:: Information provided

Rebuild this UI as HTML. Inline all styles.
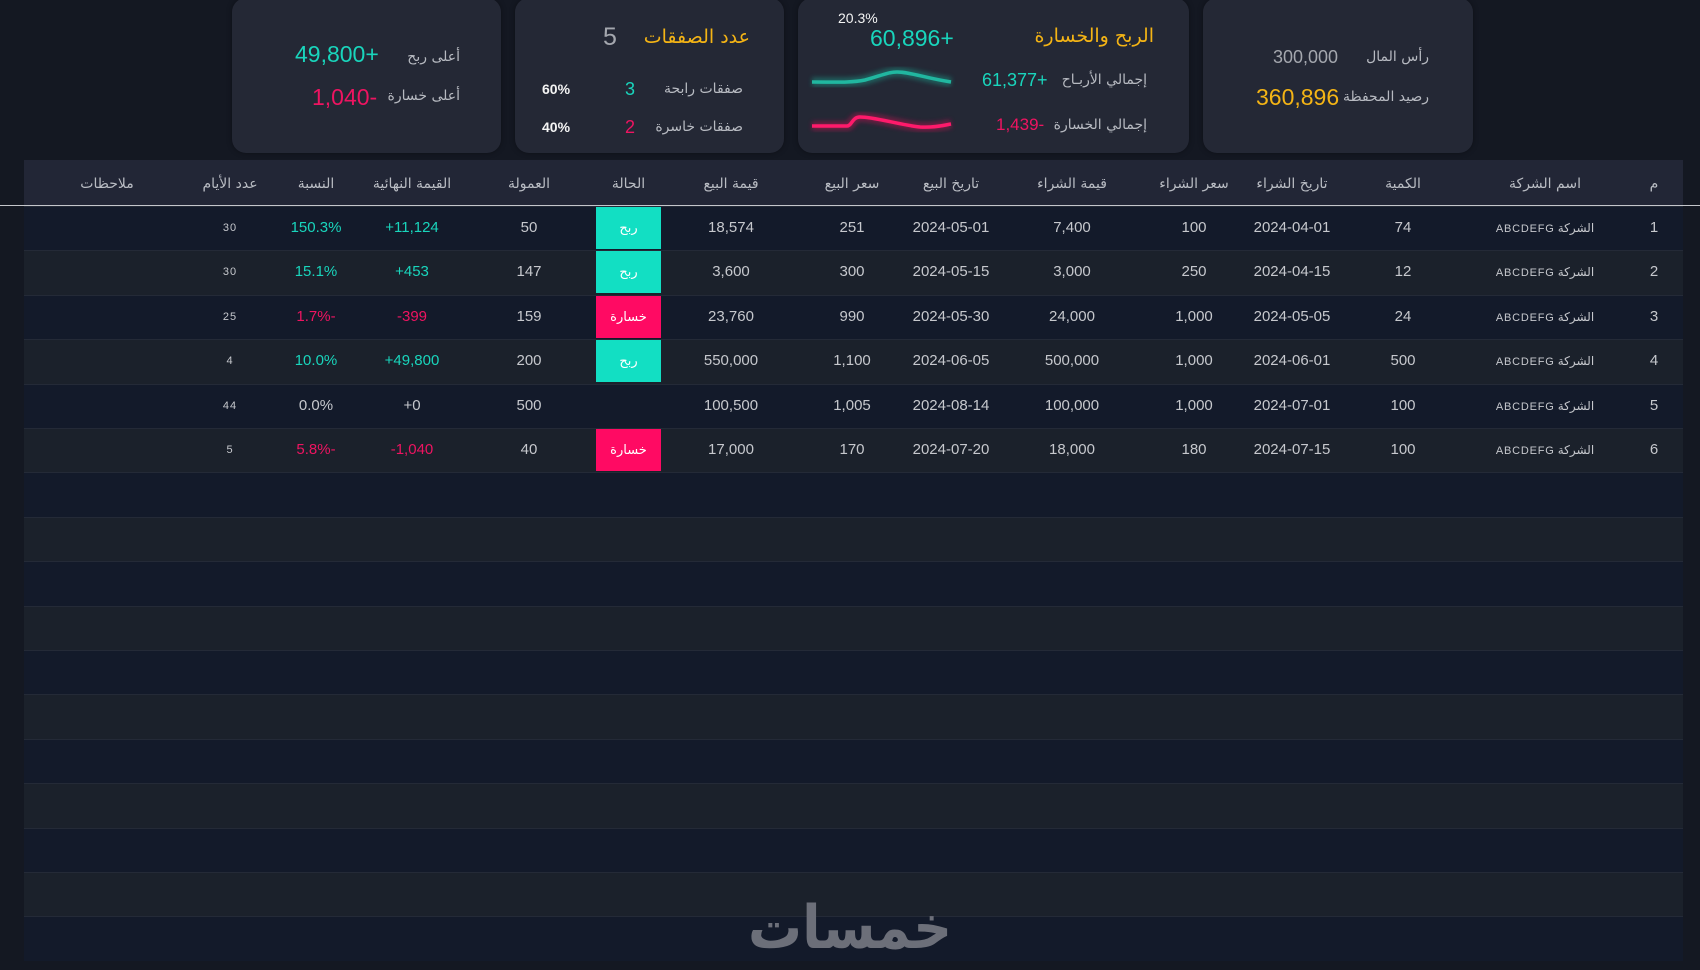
<!DOCTYPE html>
<html><head><meta charset="utf-8">
<style>
*{margin:0;padding:0;box-sizing:border-box}
html,body{width:1700px;height:970px;overflow:hidden;background:#141822;font-family:"Liberation Sans","DejaVu Sans",sans-serif}
.card{position:absolute;top:-2px;height:155px;background:#242835;border-radius:14px;box-shadow:0 0 6px rgba(0,0,0,.35)}
.t{position:absolute;white-space:nowrap;line-height:24px;height:24px}
.n{unicode-bidi:bidi-override;direction:ltr}
.r{text-align:right}
.lab{font-size:14px;color:#b7bac1;font-family:"DejaVu Sans",sans-serif}
.teal{color:#19d5bc}.pink{color:#ee1461}.yel{color:#f4b415}.gry{color:#a4a7ae}.wht{color:#f4f4f4}
#hdr{position:absolute;left:24px;top:160px;width:1659px;height:45px;background:#222636;display:flex}
#hdr div{text-align:center;line-height:45px;font-size:14px;color:#b9bcc3;font-family:"DejaVu Sans",sans-serif;padding-top:2px}
#line{position:absolute;left:0;top:204.5px;width:1700px;height:1.5px;background:#c4c6cb}
.row{position:absolute;left:24px;width:1659px;height:44.4px;display:flex;border-top:1px solid #242a37}
.row.o{background:#131a2a}.row.e{background:#1b212b}
.row div{text-align:center;line-height:42px;font-size:15px;color:#c6c8cd;white-space:nowrap}
.row div:not(.bw):not(.co){unicode-bidi:bidi-override;direction:ltr}
.row div.sm{font-size:11px;letter-spacing:1px;color:#c6c8cd}
.row div.co{font-size:11px}
.row div.co b{font-weight:normal;letter-spacing:0.8px}
.row div.co span{font-family:"DejaVu Sans",sans-serif;font-size:12px}
.row div.bw{color:#fff;font-size:13px;font-family:"DejaVu Sans",sans-serif;height:42px;line-height:44px}
.row div.bg{background:#12dfc3}.row div.bp{background:#ff0a63}
.row div.tl{color:#19d5bc}.row div.pk{color:#ee1461}
</style></head><body>

<!-- Card 1 -->
<div class="card" style="left:232px;width:269px"></div>
<div class="t r lab" style="right:1240px;top:45px">أعلى ربح</div>
<div class="t teal n" style="left:295px;top:42px;font-size:23px">49,800+</div>
<div class="t r lab" style="right:1240px;top:84px">أعلى خسارة</div>
<div class="t pink n" style="left:312px;top:85px;font-size:23px">1,040-</div>

<!-- Card 2 -->
<div class="card" style="left:515px;width:269px"></div>
<div class="t r yel" style="right:950px;top:25px;font-size:19px;font-family:'DejaVu Sans',sans-serif">عدد الصفقات</div>
<div class="t gry n" style="left:603px;top:25px;font-size:25px">5</div>
<div class="t r lab" style="right:957px;top:77px">صفقات رابحة</div>
<div class="t teal n" style="left:625px;top:77px;font-size:18px">3</div>
<div class="t wht n" style="left:542px;top:77px;font-size:14px;font-weight:bold">60%</div>
<div class="t r lab" style="right:957px;top:115px">صفقات خاسرة</div>
<div class="t pink n" style="left:625px;top:115px;font-size:18px">2</div>
<div class="t wht n" style="left:542px;top:115px;font-size:14px;font-weight:bold">40%</div>

<!-- Card 3 -->
<div class="card" style="left:798px;width:391px"></div>
<div class="t r yel" style="right:546px;top:24px;font-size:19px;font-family:'DejaVu Sans',sans-serif">الربح والخسارة</div>
<div class="t teal n" style="left:870px;top:26px;font-size:23px">60,896+</div>
<div class="t wht n" style="left:838px;top:6px;font-size:14px">20.3%</div>
<div class="t r lab" style="right:553px;top:68px">إجمالي الأربـاح</div>
<div class="t teal n" style="left:982px;top:68px;font-size:18px">61,377+</div>
<div class="t r lab" style="right:553px;top:113px">إجمالي الخسارة</div>
<div class="t pink n" style="left:996px;top:113px;font-size:17px">1,439-</div>

<!-- Card 4 -->
<div class="card" style="left:1203px;width:270px"></div>
<div class="t r lab" style="right:271px;top:45px">رأس المال</div>
<div class="t gry n" style="left:1273px;top:45px;font-size:18px">300,000</div>
<div class="t r lab" style="right:271px;top:85px">رصيد المحفظة</div>
<div class="t yel n" style="left:1256px;top:85px;font-size:23px">360,896</div>

<!-- Table header -->
<div id="hdr">
<div style="width:166px">ملاحظات</div>
<div style="width:80px">عدد الأيام</div>
<div style="width:92px">النسبة</div>
<div style="width:100px">القيمة النهائية</div>
<div style="width:134px">العمولة</div>
<div style="width:65px">الحالة</div>
<div style="width:140px">قيمة البيع</div>
<div style="width:102px">سعر البيع</div>
<div style="width:96px">تاريخ البيع</div>
<div style="width:146px">قيمة الشراء</div>
<div style="width:98px">سعر الشراء</div>
<div style="width:98px">تاريخ الشراء</div>
<div style="width:124px">الكمية</div>
<div style="width:160px">اسم الشركة</div>
<div style="width:58px">م</div>
</div>
<div id="line"></div>

<!-- Rows -->
<div class="row o" style="top:206px">
<div style="width:166px"></div><div class="sm" style="width:80px">30</div><div class="tl" style="width:92px">150.3%</div><div class="tl" style="width:100px">+11,124</div><div style="width:134px">50</div><div class="bw bg" style="width:65px">ربح</div><div style="width:140px">18,574</div><div style="width:102px">251</div><div style="width:96px">2024-05-01</div><div style="width:146px">7,400</div><div style="width:98px">100</div><div style="width:98px">2024-04-01</div><div style="width:124px">74</div><div class="co" style="width:160px"><b>ABCDEFG</b> <span>الشركة</span></div><div style="width:58px">1</div>
</div>
<div class="row e" style="top:250.4px">
<div style="width:166px"></div><div class="sm" style="width:80px">30</div><div class="tl" style="width:92px">15.1%</div><div class="tl" style="width:100px">+453</div><div style="width:134px">147</div><div class="bw bg" style="width:65px">ربح</div><div style="width:140px">3,600</div><div style="width:102px">300</div><div style="width:96px">2024-05-15</div><div style="width:146px">3,000</div><div style="width:98px">250</div><div style="width:98px">2024-04-15</div><div style="width:124px">12</div><div class="co" style="width:160px"><b>ABCDEFG</b> <span>الشركة</span></div><div style="width:58px">2</div>
</div>
<div class="row o" style="top:294.8px">
<div style="width:166px"></div><div class="sm" style="width:80px">25</div><div class="pk" style="width:92px">1.7%-</div><div class="pk" style="width:100px">-399</div><div style="width:134px">159</div><div class="bw bp" style="width:65px">خسارة</div><div style="width:140px">23,760</div><div style="width:102px">990</div><div style="width:96px">2024-05-30</div><div style="width:146px">24,000</div><div style="width:98px">1,000</div><div style="width:98px">2024-05-05</div><div style="width:124px">24</div><div class="co" style="width:160px"><b>ABCDEFG</b> <span>الشركة</span></div><div style="width:58px">3</div>
</div>
<div class="row e" style="top:339.2px">
<div style="width:166px"></div><div class="sm" style="width:80px">4</div><div class="tl" style="width:92px">10.0%</div><div class="tl" style="width:100px">+49,800</div><div style="width:134px">200</div><div class="bw bg" style="width:65px">ربح</div><div style="width:140px">550,000</div><div style="width:102px">1,100</div><div style="width:96px">2024-06-05</div><div style="width:146px">500,000</div><div style="width:98px">1,000</div><div style="width:98px">2024-06-01</div><div style="width:124px">500</div><div class="co" style="width:160px"><b>ABCDEFG</b> <span>الشركة</span></div><div style="width:58px">4</div>
</div>
<div class="row o" style="top:383.6px">
<div style="width:166px"></div><div class="sm" style="width:80px">44</div><div style="width:92px">0.0%</div><div style="width:100px">+0</div><div style="width:134px">500</div><div style="width:65px"></div><div style="width:140px">100,500</div><div style="width:102px">1,005</div><div style="width:96px">2024-08-14</div><div style="width:146px">100,000</div><div style="width:98px">1,000</div><div style="width:98px">2024-07-01</div><div style="width:124px">100</div><div class="co" style="width:160px"><b>ABCDEFG</b> <span>الشركة</span></div><div style="width:58px">5</div>
</div>
<div class="row e" style="top:428px">
<div style="width:166px"></div><div class="sm" style="width:80px">5</div><div class="pk" style="width:92px">5.8%-</div><div class="pk" style="width:100px">-1,040</div><div style="width:134px">40</div><div class="bw bp" style="width:65px">خسارة</div><div style="width:140px">17,000</div><div style="width:102px">170</div><div style="width:96px">2024-07-20</div><div style="width:146px">18,000</div><div style="width:98px">180</div><div style="width:98px">2024-07-15</div><div style="width:124px">100</div><div class="co" style="width:160px"><b>ABCDEFG</b> <span>الشركة</span></div><div style="width:58px">6</div>
</div>
<div class="row o" style="top:472.4px"></div>
<div class="row e" style="top:516.8px"></div>
<div class="row o" style="top:561.2px"></div>
<div class="row e" style="top:605.6px"></div>
<div class="row o" style="top:650px"></div>
<div class="row e" style="top:694.4px"></div>
<div class="row o" style="top:738.8px"></div>
<div class="row e" style="top:783.2px"></div>
<div class="row o" style="top:827.6px"></div>
<div class="row e" style="top:872px"></div>
<div class="row o" style="top:916.4px"></div>

<svg style="position:absolute;left:0;top:0" width="1700" height="970" viewBox="0 0 1700 970">
<defs>
<filter id="gl" x="-10%" y="-50%" width="120%" height="200%"><feGaussianBlur stdDeviation="2.5"/></filter>
</defs>
<g fill="none" stroke-linecap="butt">
<path d="M812,82 C835,82 850,83 865,80 C880,76 888,72 897,72 C910,72 925,78 951,82" stroke="#1a8f80" stroke-width="9" opacity="0.55" filter="url(#gl)"/>
<path d="M812,82 C835,82 850,83 865,80 C880,76 888,72 897,72 C910,72 925,78 951,82" stroke="#21b7a0" stroke-width="3.5"/>
<path d="M812,126 L847,126 C852,126 852,117 860,117 C875,117 900,125 920,127 C935,128 945,125 951,124" stroke="#b0134e" stroke-width="9" opacity="0.55" filter="url(#gl)"/>
<path d="M812,126 L847,126 C852,126 852,117 860,117 C875,117 900,125 920,127 C935,128 945,125 951,124" stroke="#ff1a6b" stroke-width="3.5"/>
</g>
<text x="748" y="948" textLength="204" lengthAdjust="spacingAndGlyphs" font-family="DejaVu Sans, sans-serif" font-weight="bold" font-size="60" fill="#6c6f79">خمسات</text>
</svg>
</body></html>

::::

Set problem: Every line from the top of the material above through the line with "</style></head><body>" should be duplicated exactly, please; leave out the pictures.

Solved problem:
Rebuild this UI as HTML. Inline all styles.
<!DOCTYPE html>
<html><head><meta charset="utf-8">
<style>
*{margin:0;padding:0;box-sizing:border-box}
html,body{width:1700px;height:970px;overflow:hidden;background:#141822;font-family:"Liberation Sans","DejaVu Sans",sans-serif}
.card{position:absolute;top:-2px;height:155px;background:#242835;border-radius:14px;box-shadow:0 0 6px rgba(0,0,0,.35)}
.t{position:absolute;white-space:nowrap;line-height:24px;height:24px}
.n{unicode-bidi:bidi-override;direction:ltr}
.r{text-align:right}
.lab{font-size:14px;color:#b7bac1;font-family:"DejaVu Sans",sans-serif}
.teal{color:#19d5bc}.pink{color:#ee1461}.yel{color:#f4b415}.gry{color:#a4a7ae}.wht{color:#f4f4f4}
#hdr{position:absolute;left:24px;top:160px;width:1659px;height:45px;background:#222636;display:flex}
#hdr div{text-align:center;line-height:45px;font-size:14px;color:#b9bcc3;font-family:"DejaVu Sans",sans-serif;padding-top:2px}
#line{position:absolute;left:0;top:204.5px;width:1700px;height:1.5px;background:#c4c6cb}
.row{position:absolute;left:24px;width:1659px;height:44.4px;display:flex;border-top:1px solid #242a37}
.row.o{background:#131a2a}.row.e{background:#1b212b}
.row div{text-align:center;line-height:42px;font-size:15px;color:#c6c8cd;white-space:nowrap}
.row div:not(.bw):not(.co){unicode-bidi:bidi-override;direction:ltr}
.row div.sm{font-size:11px;letter-spacing:1px;color:#c6c8cd}
.row div.co{font-size:11px}
.row div.co b{font-weight:normal;letter-spacing:0.8px}
.row div.co span{font-family:"DejaVu Sans",sans-serif;font-size:12px}
.row div.bw{color:#fff;font-size:13px;font-family:"DejaVu Sans",sans-serif;height:42px;line-height:44px}
.row div.bg{background:#12dfc3}.row div.bp{background:#ff0a63}
.row div.tl{color:#19d5bc}.row div.pk{color:#ee1461}
</style></head><body>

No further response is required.